(Data supplied)
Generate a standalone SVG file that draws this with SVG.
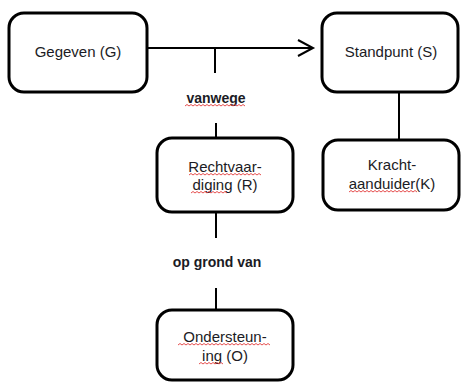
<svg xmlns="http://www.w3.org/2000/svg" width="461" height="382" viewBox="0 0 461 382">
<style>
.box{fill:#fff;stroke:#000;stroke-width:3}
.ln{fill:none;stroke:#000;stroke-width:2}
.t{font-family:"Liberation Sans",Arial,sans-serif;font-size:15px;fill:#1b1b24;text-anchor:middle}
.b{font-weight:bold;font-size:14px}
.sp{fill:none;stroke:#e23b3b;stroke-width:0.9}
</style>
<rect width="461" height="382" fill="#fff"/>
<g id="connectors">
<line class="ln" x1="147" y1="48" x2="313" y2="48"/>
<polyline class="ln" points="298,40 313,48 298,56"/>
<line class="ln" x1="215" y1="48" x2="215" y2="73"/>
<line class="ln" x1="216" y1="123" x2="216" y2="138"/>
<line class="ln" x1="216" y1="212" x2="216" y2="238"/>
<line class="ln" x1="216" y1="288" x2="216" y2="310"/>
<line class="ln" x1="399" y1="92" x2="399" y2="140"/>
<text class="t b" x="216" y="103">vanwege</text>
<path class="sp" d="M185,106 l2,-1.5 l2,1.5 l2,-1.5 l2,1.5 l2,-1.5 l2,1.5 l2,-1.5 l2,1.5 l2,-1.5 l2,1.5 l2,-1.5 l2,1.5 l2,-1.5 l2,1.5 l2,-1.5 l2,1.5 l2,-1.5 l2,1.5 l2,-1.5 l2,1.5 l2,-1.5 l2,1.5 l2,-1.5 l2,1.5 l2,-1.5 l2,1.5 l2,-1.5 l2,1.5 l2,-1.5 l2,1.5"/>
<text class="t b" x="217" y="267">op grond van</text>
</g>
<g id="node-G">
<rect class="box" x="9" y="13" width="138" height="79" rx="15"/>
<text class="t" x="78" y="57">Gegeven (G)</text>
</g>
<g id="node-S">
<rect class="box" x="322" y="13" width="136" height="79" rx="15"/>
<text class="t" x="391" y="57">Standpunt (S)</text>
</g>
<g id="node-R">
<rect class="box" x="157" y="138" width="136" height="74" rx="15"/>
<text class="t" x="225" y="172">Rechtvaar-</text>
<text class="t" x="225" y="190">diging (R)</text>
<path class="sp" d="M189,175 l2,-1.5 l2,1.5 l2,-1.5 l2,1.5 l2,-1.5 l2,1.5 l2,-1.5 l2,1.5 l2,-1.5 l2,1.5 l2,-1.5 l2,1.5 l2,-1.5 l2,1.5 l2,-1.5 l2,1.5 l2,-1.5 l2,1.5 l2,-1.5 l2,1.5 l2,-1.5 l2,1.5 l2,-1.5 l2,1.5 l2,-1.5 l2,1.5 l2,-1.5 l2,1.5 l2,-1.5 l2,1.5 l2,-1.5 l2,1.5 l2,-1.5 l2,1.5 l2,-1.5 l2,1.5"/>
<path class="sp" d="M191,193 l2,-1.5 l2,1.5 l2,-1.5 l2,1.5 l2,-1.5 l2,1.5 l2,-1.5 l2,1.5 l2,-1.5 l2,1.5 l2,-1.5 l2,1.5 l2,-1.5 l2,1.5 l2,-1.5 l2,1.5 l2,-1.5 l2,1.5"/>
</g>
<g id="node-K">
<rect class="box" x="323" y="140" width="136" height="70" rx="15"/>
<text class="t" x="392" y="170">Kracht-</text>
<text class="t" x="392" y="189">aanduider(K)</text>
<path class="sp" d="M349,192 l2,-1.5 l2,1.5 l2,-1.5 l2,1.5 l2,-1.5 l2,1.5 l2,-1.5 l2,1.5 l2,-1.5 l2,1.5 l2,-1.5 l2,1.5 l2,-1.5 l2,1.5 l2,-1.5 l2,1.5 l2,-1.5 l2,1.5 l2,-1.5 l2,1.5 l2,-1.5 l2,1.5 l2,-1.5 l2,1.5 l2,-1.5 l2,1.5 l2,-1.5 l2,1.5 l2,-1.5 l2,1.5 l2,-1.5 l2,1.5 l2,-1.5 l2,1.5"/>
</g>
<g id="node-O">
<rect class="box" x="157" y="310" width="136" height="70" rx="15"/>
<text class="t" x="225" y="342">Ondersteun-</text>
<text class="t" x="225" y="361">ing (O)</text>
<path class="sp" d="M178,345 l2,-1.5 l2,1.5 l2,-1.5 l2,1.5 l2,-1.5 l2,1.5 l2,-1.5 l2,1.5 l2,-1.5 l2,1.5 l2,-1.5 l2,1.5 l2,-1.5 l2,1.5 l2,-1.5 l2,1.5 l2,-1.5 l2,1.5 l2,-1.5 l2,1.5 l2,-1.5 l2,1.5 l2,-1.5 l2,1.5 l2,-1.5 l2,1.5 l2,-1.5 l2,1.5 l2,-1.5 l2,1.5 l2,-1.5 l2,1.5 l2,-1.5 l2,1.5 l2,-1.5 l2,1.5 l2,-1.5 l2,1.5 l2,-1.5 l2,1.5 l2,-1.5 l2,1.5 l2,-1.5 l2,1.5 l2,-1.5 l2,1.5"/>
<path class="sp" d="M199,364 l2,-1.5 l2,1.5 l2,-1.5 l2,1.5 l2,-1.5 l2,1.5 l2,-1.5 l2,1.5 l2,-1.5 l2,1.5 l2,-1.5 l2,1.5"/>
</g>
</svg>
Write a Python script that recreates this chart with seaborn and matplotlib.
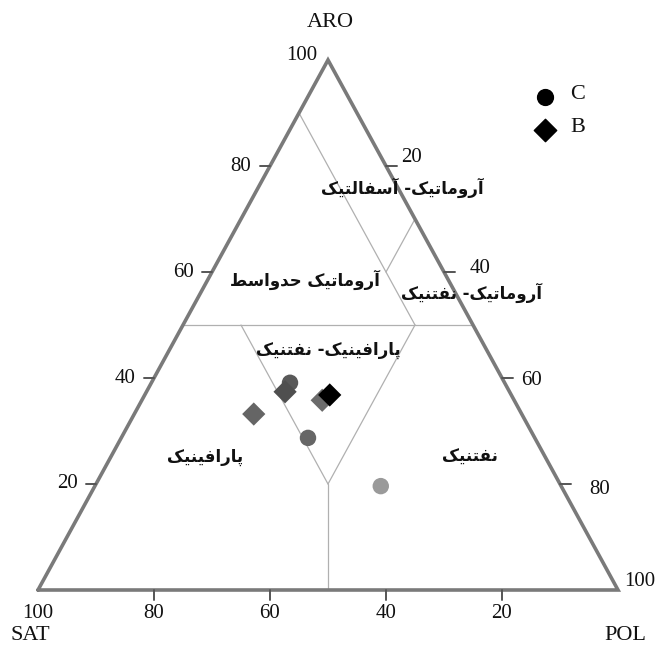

(What you will do)
Make an exact copy of all entries above, dropping the images.

(Correct output)
Generate a standalone SVG file that draws this with SVG.
<svg xmlns="http://www.w3.org/2000/svg" width="461" height="382" viewBox="0 0 461 382">
<style>
.box{fill:#fff;stroke:#000;stroke-width:3}
.ln{fill:none;stroke:#000;stroke-width:2}
.t{font-family:"Liberation Sans",Arial,sans-serif;font-size:15px;fill:#1b1b24;text-anchor:middle}
.b{font-weight:bold;font-size:14px}
.sp{fill:none;stroke:#e23b3b;stroke-width:0.9}
</style>
<rect width="461" height="382" fill="#fff"/>
<g id="connectors">
<line class="ln" x1="147" y1="48" x2="313" y2="48"/>
<polyline class="ln" points="298,40 313,48 298,56"/>
<line class="ln" x1="215" y1="48" x2="215" y2="73"/>
<line class="ln" x1="216" y1="123" x2="216" y2="138"/>
<line class="ln" x1="216" y1="212" x2="216" y2="238"/>
<line class="ln" x1="216" y1="288" x2="216" y2="310"/>
<line class="ln" x1="399" y1="92" x2="399" y2="140"/>
<text class="t b" x="216" y="103">vanwege</text>
<path class="sp" d="M185,106 l2,-1.5 l2,1.5 l2,-1.5 l2,1.5 l2,-1.5 l2,1.5 l2,-1.5 l2,1.5 l2,-1.5 l2,1.5 l2,-1.5 l2,1.5 l2,-1.5 l2,1.5 l2,-1.5 l2,1.5 l2,-1.5 l2,1.5 l2,-1.5 l2,1.5 l2,-1.5 l2,1.5 l2,-1.5 l2,1.5 l2,-1.5 l2,1.5 l2,-1.5 l2,1.5 l2,-1.5 l2,1.5"/>
<text class="t b" x="217" y="267">op grond van</text>
</g>
<g id="node-G">
<rect class="box" x="9" y="13" width="138" height="79" rx="15"/>
<text class="t" x="78" y="57">Gegeven (G)</text>
</g>
<g id="node-S">
<rect class="box" x="322" y="13" width="136" height="79" rx="15"/>
<text class="t" x="391" y="57">Standpunt (S)</text>
</g>
<g id="node-R">
<rect class="box" x="157" y="138" width="136" height="74" rx="15"/>
<text class="t" x="225" y="172">Rechtvaar-</text>
<text class="t" x="225" y="190">diging (R)</text>
<path class="sp" d="M189,175 l2,-1.5 l2,1.5 l2,-1.5 l2,1.5 l2,-1.5 l2,1.5 l2,-1.5 l2,1.5 l2,-1.5 l2,1.5 l2,-1.5 l2,1.5 l2,-1.5 l2,1.5 l2,-1.5 l2,1.5 l2,-1.5 l2,1.5 l2,-1.5 l2,1.5 l2,-1.5 l2,1.5 l2,-1.5 l2,1.5 l2,-1.5 l2,1.5 l2,-1.5 l2,1.5 l2,-1.5 l2,1.5 l2,-1.5 l2,1.5 l2,-1.5 l2,1.5 l2,-1.5 l2,1.5"/>
<path class="sp" d="M191,193 l2,-1.5 l2,1.5 l2,-1.5 l2,1.5 l2,-1.5 l2,1.5 l2,-1.5 l2,1.5 l2,-1.5 l2,1.5 l2,-1.5 l2,1.5 l2,-1.5 l2,1.5 l2,-1.5 l2,1.5 l2,-1.5 l2,1.5"/>
</g>
<g id="node-K">
<rect class="box" x="323" y="140" width="136" height="70" rx="15"/>
<text class="t" x="392" y="170">Kracht-</text>
<text class="t" x="392" y="189">aanduider(K)</text>
<path class="sp" d="M349,192 l2,-1.5 l2,1.5 l2,-1.5 l2,1.5 l2,-1.5 l2,1.5 l2,-1.5 l2,1.5 l2,-1.5 l2,1.5 l2,-1.5 l2,1.5 l2,-1.5 l2,1.5 l2,-1.5 l2,1.5 l2,-1.5 l2,1.5 l2,-1.5 l2,1.5 l2,-1.5 l2,1.5 l2,-1.5 l2,1.5 l2,-1.5 l2,1.5 l2,-1.5 l2,1.5 l2,-1.5 l2,1.5 l2,-1.5 l2,1.5 l2,-1.5 l2,1.5"/>
</g>
<g id="node-O">
<rect class="box" x="157" y="310" width="136" height="70" rx="15"/>
<text class="t" x="225" y="342">Ondersteun-</text>
<text class="t" x="225" y="361">ing (O)</text>
<path class="sp" d="M178,345 l2,-1.5 l2,1.5 l2,-1.5 l2,1.5 l2,-1.5 l2,1.5 l2,-1.5 l2,1.5 l2,-1.5 l2,1.5 l2,-1.5 l2,1.5 l2,-1.5 l2,1.5 l2,-1.5 l2,1.5 l2,-1.5 l2,1.5 l2,-1.5 l2,1.5 l2,-1.5 l2,1.5 l2,-1.5 l2,1.5 l2,-1.5 l2,1.5 l2,-1.5 l2,1.5 l2,-1.5 l2,1.5 l2,-1.5 l2,1.5 l2,-1.5 l2,1.5 l2,-1.5 l2,1.5 l2,-1.5 l2,1.5 l2,-1.5 l2,1.5 l2,-1.5 l2,1.5 l2,-1.5 l2,1.5 l2,-1.5 l2,1.5"/>
<path class="sp" d="M199,364 l2,-1.5 l2,1.5 l2,-1.5 l2,1.5 l2,-1.5 l2,1.5 l2,-1.5 l2,1.5 l2,-1.5 l2,1.5 l2,-1.5 l2,1.5"/>
</g>
</svg>
Write a Python script that recreates this chart with seaborn and matplotlib.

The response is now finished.